* [PROBLEM REQUIREMENTS] Skip pictures in the listing below; copy exactly the lines from the one with "Generate a web" through the one with "const yTicks = [-35, -25, -15, -5];", inclusive.

* [GIVEN DATA]
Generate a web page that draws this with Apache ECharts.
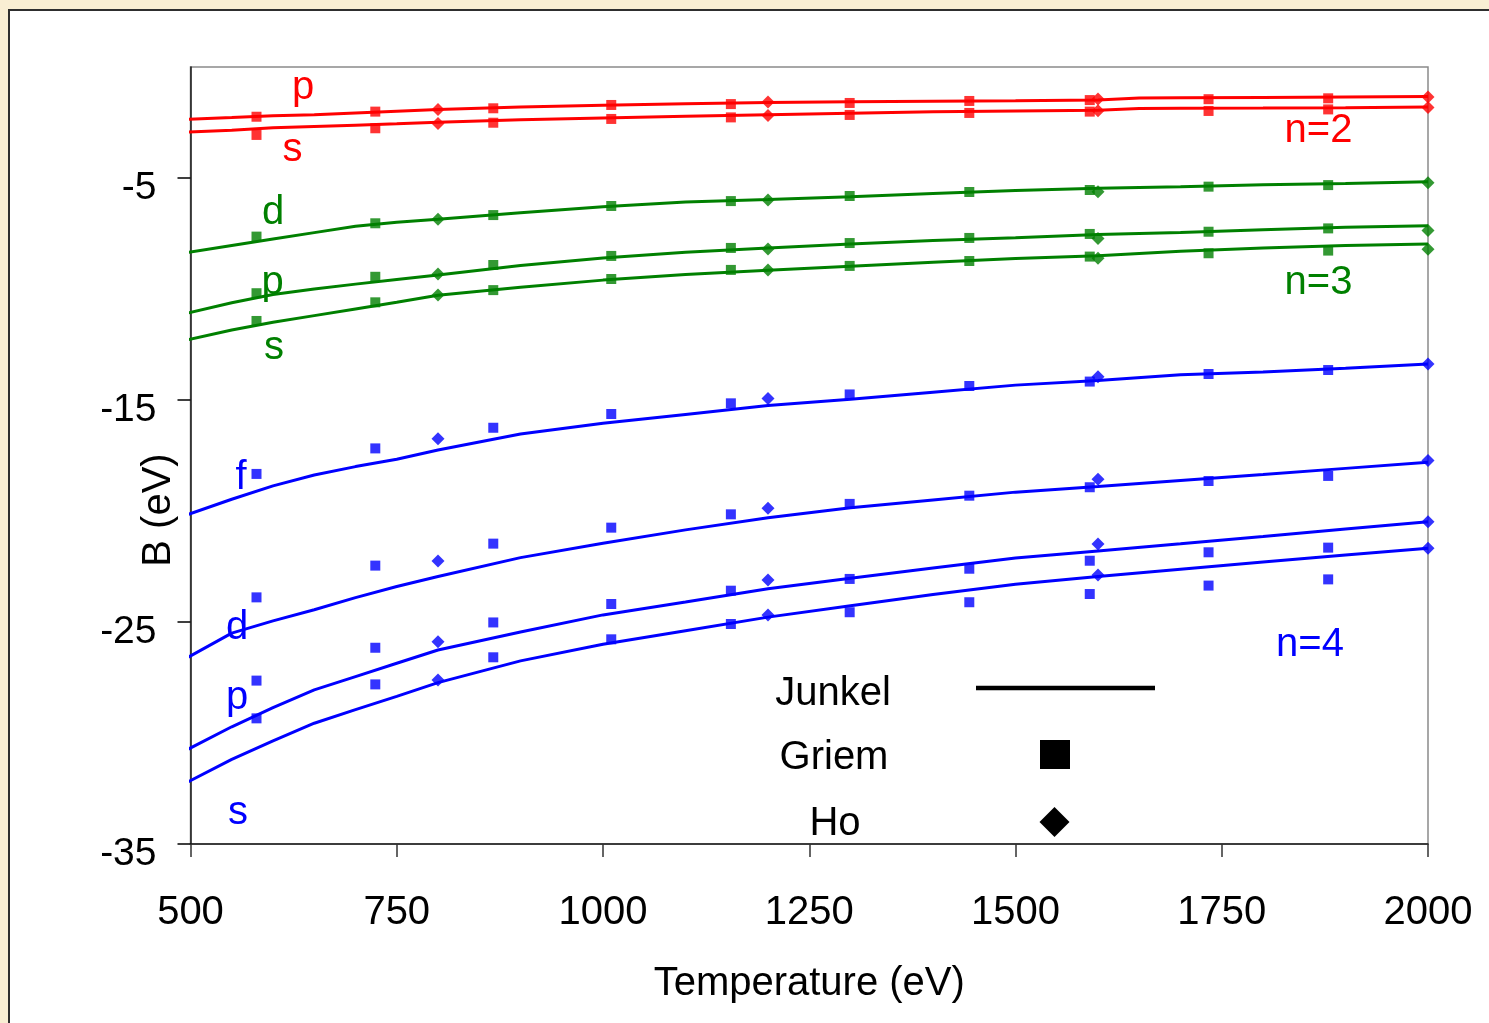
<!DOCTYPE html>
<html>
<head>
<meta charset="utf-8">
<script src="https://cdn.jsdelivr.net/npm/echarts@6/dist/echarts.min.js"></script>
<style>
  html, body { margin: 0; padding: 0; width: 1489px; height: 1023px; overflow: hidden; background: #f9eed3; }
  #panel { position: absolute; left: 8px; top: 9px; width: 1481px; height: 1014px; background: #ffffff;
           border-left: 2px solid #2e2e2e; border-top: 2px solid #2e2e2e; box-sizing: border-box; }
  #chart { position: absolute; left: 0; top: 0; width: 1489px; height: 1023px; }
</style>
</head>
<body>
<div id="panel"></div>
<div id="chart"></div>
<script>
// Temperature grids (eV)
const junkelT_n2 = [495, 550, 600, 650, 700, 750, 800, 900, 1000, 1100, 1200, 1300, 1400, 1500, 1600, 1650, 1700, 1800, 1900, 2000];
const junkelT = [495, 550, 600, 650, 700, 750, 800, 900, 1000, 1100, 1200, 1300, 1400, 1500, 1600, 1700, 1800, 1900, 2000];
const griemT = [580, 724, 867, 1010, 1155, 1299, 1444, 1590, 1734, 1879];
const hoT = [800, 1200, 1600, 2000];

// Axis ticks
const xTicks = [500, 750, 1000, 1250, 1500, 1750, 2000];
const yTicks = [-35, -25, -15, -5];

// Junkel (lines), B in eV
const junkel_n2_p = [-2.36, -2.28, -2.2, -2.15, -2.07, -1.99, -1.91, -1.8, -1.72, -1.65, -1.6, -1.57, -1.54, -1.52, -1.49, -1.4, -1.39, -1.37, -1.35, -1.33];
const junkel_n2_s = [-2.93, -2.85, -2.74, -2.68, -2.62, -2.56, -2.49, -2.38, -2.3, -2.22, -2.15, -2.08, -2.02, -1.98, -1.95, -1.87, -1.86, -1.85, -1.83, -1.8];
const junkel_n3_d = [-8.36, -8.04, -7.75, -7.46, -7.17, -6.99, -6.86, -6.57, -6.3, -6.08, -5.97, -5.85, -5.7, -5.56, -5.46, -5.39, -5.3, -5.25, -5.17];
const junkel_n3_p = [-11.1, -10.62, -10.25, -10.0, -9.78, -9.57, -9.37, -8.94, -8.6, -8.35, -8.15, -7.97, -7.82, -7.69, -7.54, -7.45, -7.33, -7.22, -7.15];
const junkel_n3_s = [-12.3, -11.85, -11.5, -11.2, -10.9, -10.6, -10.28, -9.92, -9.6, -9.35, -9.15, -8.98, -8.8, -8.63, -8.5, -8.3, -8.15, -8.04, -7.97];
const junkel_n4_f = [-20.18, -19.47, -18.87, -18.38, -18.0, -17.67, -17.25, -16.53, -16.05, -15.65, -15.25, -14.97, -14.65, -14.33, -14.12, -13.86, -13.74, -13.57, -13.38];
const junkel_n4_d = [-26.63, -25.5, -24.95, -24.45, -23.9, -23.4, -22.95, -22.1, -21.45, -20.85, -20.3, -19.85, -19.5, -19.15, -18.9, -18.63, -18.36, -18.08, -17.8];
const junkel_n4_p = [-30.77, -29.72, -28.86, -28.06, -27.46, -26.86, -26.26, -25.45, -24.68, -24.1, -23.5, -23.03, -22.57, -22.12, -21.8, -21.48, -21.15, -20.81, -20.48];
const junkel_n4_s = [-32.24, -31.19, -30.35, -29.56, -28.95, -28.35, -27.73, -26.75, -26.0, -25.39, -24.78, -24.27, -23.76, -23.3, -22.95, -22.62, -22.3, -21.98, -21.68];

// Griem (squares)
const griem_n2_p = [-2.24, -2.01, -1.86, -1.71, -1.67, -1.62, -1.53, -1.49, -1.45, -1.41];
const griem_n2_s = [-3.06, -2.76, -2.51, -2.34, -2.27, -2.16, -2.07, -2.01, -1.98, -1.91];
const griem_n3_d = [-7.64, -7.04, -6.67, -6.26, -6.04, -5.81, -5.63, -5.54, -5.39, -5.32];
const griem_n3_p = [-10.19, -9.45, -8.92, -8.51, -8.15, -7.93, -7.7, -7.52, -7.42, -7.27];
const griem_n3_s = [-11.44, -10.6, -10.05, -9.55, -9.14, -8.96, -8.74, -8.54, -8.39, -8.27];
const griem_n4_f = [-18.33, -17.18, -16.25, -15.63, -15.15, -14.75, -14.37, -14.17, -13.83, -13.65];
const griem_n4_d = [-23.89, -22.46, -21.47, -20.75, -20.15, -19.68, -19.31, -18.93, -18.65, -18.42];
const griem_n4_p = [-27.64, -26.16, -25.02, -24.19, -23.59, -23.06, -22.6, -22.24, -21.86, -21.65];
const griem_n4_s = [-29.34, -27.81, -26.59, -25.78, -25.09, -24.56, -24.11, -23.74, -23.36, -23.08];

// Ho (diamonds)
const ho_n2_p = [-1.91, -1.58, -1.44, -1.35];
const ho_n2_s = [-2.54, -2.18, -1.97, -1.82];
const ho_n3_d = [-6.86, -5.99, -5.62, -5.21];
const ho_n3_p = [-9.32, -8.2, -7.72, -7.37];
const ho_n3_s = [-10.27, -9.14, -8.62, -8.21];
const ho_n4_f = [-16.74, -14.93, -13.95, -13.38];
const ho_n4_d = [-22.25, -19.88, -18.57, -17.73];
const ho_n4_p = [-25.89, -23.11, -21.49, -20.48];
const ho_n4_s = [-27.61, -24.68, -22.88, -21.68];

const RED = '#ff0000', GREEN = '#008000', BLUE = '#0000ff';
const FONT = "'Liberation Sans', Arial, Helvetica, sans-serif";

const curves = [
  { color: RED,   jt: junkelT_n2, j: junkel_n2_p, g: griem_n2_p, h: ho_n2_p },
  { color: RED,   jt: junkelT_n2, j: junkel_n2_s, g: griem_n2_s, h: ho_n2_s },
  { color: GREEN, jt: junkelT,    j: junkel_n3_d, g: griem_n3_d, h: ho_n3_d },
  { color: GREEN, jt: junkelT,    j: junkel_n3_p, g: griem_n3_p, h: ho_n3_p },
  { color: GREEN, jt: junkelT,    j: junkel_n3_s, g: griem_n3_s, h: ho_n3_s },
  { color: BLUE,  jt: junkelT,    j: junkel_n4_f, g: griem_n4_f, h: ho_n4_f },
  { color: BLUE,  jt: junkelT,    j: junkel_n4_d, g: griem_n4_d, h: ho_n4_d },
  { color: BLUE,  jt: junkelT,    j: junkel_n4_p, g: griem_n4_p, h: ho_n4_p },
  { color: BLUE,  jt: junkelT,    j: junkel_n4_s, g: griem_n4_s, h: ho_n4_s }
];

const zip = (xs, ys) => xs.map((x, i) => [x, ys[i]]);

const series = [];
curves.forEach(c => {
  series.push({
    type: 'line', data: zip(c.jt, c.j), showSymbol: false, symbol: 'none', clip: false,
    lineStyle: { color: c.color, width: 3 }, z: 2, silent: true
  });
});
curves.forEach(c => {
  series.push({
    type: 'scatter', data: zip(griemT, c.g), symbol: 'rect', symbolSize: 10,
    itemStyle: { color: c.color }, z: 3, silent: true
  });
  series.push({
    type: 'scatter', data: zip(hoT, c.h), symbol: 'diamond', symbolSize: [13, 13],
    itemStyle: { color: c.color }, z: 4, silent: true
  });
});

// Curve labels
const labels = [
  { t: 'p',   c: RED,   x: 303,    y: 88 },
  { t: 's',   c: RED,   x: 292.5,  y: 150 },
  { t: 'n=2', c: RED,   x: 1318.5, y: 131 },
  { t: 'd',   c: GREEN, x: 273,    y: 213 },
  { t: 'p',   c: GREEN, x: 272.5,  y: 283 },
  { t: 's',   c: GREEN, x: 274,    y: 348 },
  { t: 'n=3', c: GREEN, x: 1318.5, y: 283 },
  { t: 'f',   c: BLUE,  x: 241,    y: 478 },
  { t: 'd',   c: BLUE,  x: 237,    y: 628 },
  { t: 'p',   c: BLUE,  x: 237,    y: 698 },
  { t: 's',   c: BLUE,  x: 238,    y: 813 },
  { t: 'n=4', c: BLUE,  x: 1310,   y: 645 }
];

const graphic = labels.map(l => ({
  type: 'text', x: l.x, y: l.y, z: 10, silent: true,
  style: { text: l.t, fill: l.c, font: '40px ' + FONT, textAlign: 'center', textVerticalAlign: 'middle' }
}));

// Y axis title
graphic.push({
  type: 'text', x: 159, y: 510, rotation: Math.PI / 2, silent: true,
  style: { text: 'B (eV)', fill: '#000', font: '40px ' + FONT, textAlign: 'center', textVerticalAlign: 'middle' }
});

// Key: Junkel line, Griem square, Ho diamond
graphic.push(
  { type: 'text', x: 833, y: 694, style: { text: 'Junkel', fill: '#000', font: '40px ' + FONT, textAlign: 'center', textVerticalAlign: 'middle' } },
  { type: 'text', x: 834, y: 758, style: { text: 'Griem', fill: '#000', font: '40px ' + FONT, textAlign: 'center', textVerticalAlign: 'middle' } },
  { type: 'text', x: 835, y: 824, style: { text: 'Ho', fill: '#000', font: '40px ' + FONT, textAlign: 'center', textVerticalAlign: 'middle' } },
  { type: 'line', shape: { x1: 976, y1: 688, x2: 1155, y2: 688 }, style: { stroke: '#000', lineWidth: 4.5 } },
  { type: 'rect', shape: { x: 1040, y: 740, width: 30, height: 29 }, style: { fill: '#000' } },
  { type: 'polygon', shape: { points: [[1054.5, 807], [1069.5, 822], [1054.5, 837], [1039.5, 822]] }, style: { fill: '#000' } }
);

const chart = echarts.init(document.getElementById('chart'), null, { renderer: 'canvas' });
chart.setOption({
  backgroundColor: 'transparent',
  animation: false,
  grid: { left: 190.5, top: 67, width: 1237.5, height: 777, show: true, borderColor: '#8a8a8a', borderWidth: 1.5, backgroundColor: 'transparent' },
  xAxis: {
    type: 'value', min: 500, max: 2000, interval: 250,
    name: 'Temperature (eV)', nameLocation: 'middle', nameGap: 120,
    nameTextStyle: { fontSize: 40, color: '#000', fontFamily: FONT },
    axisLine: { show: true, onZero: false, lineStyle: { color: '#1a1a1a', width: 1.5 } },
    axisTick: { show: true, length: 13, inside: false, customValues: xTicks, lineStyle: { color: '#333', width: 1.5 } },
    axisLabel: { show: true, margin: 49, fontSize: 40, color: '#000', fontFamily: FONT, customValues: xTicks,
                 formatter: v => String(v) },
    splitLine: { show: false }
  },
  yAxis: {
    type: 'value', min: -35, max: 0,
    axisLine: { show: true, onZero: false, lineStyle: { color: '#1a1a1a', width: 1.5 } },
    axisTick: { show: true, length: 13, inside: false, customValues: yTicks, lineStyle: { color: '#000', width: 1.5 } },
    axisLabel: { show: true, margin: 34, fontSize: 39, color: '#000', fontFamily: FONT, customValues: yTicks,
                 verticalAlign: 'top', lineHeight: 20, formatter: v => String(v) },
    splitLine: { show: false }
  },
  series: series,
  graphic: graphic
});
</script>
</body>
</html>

--

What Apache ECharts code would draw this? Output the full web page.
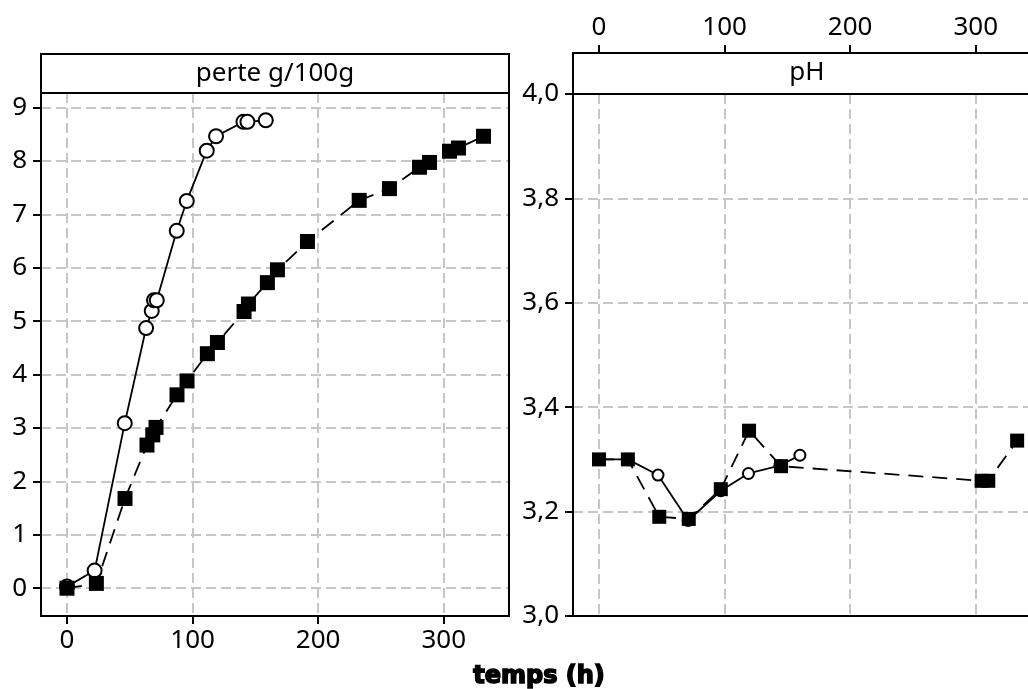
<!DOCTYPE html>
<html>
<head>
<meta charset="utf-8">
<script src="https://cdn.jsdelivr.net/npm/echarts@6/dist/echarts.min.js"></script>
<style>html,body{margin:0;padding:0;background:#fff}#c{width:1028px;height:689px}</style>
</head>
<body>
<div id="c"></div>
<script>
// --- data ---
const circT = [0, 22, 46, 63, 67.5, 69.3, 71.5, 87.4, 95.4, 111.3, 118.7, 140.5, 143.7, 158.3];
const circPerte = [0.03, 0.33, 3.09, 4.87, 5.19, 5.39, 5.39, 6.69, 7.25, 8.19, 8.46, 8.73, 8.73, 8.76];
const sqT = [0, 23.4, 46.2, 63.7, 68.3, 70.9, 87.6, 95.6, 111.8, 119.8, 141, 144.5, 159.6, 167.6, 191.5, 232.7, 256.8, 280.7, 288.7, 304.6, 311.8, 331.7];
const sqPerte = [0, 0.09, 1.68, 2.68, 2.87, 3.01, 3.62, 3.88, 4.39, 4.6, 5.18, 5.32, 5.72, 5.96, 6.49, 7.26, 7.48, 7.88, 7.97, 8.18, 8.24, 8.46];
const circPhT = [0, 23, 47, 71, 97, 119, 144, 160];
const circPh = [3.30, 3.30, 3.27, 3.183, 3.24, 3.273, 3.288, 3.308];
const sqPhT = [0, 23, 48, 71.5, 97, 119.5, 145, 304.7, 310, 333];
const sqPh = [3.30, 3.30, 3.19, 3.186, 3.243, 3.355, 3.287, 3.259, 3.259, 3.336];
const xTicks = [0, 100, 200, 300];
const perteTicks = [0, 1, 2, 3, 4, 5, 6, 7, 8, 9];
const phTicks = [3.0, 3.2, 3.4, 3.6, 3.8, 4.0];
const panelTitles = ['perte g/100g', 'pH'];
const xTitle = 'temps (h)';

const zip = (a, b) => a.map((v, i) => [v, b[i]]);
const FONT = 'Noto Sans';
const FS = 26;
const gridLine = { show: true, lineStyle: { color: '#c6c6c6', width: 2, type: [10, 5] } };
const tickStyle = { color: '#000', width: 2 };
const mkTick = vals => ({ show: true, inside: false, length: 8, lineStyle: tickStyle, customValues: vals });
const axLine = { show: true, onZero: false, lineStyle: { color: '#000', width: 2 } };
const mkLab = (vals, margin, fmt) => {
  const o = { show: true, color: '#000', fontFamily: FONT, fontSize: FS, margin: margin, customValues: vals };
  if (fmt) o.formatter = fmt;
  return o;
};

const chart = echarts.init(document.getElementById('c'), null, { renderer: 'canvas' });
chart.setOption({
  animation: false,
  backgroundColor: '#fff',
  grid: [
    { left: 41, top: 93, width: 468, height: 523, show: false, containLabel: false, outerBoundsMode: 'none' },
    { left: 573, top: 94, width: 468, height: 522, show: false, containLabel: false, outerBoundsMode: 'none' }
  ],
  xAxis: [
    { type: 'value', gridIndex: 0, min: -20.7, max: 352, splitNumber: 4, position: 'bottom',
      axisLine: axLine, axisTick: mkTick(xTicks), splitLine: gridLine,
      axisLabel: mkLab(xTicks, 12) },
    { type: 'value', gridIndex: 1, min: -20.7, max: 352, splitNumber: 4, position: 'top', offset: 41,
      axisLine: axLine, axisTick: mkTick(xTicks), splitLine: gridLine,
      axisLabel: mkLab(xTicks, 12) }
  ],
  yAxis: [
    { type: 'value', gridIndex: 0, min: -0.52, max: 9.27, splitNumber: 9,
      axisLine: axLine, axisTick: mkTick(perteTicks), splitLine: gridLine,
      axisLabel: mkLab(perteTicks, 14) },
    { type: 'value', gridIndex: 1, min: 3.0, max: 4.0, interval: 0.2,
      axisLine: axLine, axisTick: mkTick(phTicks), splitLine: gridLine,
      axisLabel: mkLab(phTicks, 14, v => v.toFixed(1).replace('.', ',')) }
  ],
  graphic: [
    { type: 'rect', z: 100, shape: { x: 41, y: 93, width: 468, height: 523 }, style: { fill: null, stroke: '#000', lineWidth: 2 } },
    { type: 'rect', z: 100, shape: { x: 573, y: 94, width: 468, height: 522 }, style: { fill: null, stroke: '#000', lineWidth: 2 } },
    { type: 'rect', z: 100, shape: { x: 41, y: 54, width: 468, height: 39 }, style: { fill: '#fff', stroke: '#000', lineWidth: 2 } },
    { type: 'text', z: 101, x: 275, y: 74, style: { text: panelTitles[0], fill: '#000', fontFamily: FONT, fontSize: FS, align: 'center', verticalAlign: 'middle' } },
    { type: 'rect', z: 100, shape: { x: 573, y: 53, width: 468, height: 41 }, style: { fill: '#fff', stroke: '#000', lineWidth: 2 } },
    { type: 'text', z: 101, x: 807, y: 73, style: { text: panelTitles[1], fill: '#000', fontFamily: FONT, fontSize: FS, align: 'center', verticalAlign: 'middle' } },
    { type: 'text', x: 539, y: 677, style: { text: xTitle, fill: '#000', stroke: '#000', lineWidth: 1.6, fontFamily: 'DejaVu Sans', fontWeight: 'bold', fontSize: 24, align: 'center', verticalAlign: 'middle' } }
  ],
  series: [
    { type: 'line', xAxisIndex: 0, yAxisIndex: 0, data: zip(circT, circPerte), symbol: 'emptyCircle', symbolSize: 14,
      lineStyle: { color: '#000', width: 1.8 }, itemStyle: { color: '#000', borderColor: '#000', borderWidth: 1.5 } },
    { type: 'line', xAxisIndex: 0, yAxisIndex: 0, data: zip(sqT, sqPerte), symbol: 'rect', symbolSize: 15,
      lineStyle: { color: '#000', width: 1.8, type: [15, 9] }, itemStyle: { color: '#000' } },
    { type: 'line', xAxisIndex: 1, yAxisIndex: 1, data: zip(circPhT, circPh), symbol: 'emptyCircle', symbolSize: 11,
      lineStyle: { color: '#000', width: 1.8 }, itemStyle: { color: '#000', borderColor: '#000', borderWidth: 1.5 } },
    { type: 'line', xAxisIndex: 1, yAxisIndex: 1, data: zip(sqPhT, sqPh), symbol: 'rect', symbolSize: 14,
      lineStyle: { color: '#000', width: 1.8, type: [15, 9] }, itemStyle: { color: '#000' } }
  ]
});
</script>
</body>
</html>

* [RESPONSE]
Generate a web page that draws this with Apache ECharts.
<!DOCTYPE html>
<html>
<head>
<meta charset="utf-8">
<script src="https://cdn.jsdelivr.net/npm/echarts@6/dist/echarts.min.js"></script>
<style>
  html, body { margin: 0; padding: 0; width: 1489px; height: 1023px; overflow: hidden; background: #f9eed3; }
  #panel { position: absolute; left: 8px; top: 9px; width: 1481px; height: 1014px; background: #ffffff;
           border-left: 2px solid #2e2e2e; border-top: 2px solid #2e2e2e; box-sizing: border-box; }
  #chart { position: absolute; left: 0; top: 0; width: 1489px; height: 1023px; }
</style>
</head>
<body>
<div id="panel"></div>
<div id="chart"></div>
<script>
// Temperature grids (eV)
const junkelT_n2 = [495, 550, 600, 650, 700, 750, 800, 900, 1000, 1100, 1200, 1300, 1400, 1500, 1600, 1650, 1700, 1800, 1900, 2000];
const junkelT = [495, 550, 600, 650, 700, 750, 800, 900, 1000, 1100, 1200, 1300, 1400, 1500, 1600, 1700, 1800, 1900, 2000];
const griemT = [580, 724, 867, 1010, 1155, 1299, 1444, 1590, 1734, 1879];
const hoT = [800, 1200, 1600, 2000];

// Axis ticks
const xTicks = [500, 750, 1000, 1250, 1500, 1750, 2000];
const yTicks = [-35, -25, -15, -5];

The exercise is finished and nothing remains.